Sunday, December 16, 2012

Conscience


There’s something to be said for a little guilt.

All day, E. has been bending over backwards to be loving and helpful and kind. I love my son with all my heart. Deep down, he is a good, decent kid. But these days he is surly and provocative more than loving and considerate. When he is smiles warmly at me, offers to fetch something, walk the dog or give me a hug, something’s up.

Of course, I didn’t realize what was up until I smelled the essence of cinnamon-apple and later, of sandalwood incense, floating up from the basement. The basement usually smells of bad breath and mold, so the uncharacteristic fragrances stopped me: I'd smelled them a week ago, the morning after E. had had a party. He'd had a party last night too.

Bingo.

None of this dawned on me until this morning, when I descended into the basement, where two exhausted cans of Glade air freshener lay on the floor and the windows were wide open.

“Why are the windows open”? I asked, innocently.
“It got hot,” E replied, instantly. 
“The incense smells nice,” I offered.
“Yeah.” He sounded relieved.

E. has always maintained that he neither smokes pot nor drinks alcohol and I, however naive, have always chosen to believe him. He is a varsity athlete, hoping for a college scholarship. He is driven and disciplined. He works out like a fiend and has the musculature to show for it. When I told him F. and I were going out, he'd asked that we return in time, intent on following the law regarding parental supervision of underage teenage parties. He also insisted that once home, we make ourselves scarce.

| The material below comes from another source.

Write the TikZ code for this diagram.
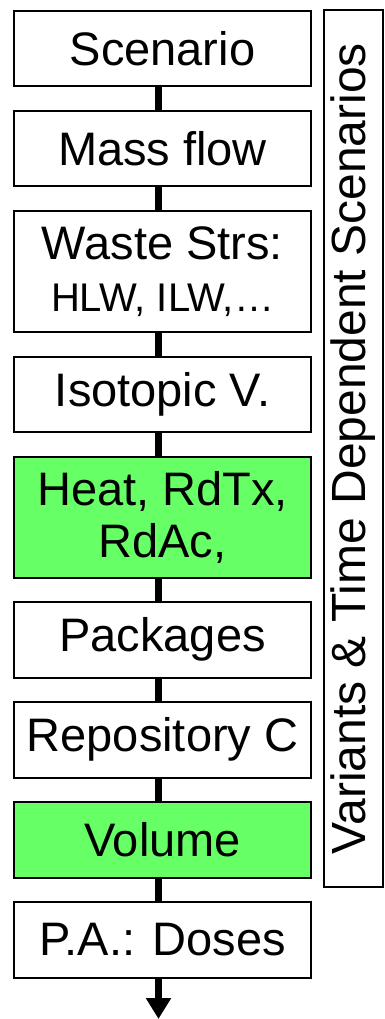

Shortly after midnight, when I went to make myself tea, E. emerged from the basement, looking a little red-eyed. All was quiet and I wondered if he’d been smoking. That's when I noticed the same hint of apple-cinnamon I'd smelled the week before. A light bulb illuminated over my head and, realizing what I'd missed before (and feeling like a fool), I went to bed. 

E. was up early this morning, playing with the dog and cleaning the basement, all without my having to hound him. Later, when F. and I were both in the kitchen, he pulled us in for a three-way hug.

Letting him know that I was (finally) on to him, felt momentarily tempting, but it was a self-serving fantasy: I wanted to prove I was not only clued-in, but cool. Yet, the line between the space where E. lets me in and shuts me out is fine. Was outing him worth the risk of alienating him? Exposing him would not stop him from being a normal 16-year-old, it would just stop him from being that 16-year-old in the safety of his home, with his banished but protective parents upstairs.  

A heavy conscience probably triggered the warmth and responsibility E. showed this morning. Still, I know that he is grateful for our trust in him, however blind. I also know that this trust, coupled with our love, has instilled in him both a sense of freedom and of obligation: to be a normal, boundary-testing teen, and to honor a personal, still-evolving code of ethics that makes us proud of who he is, and he of himself.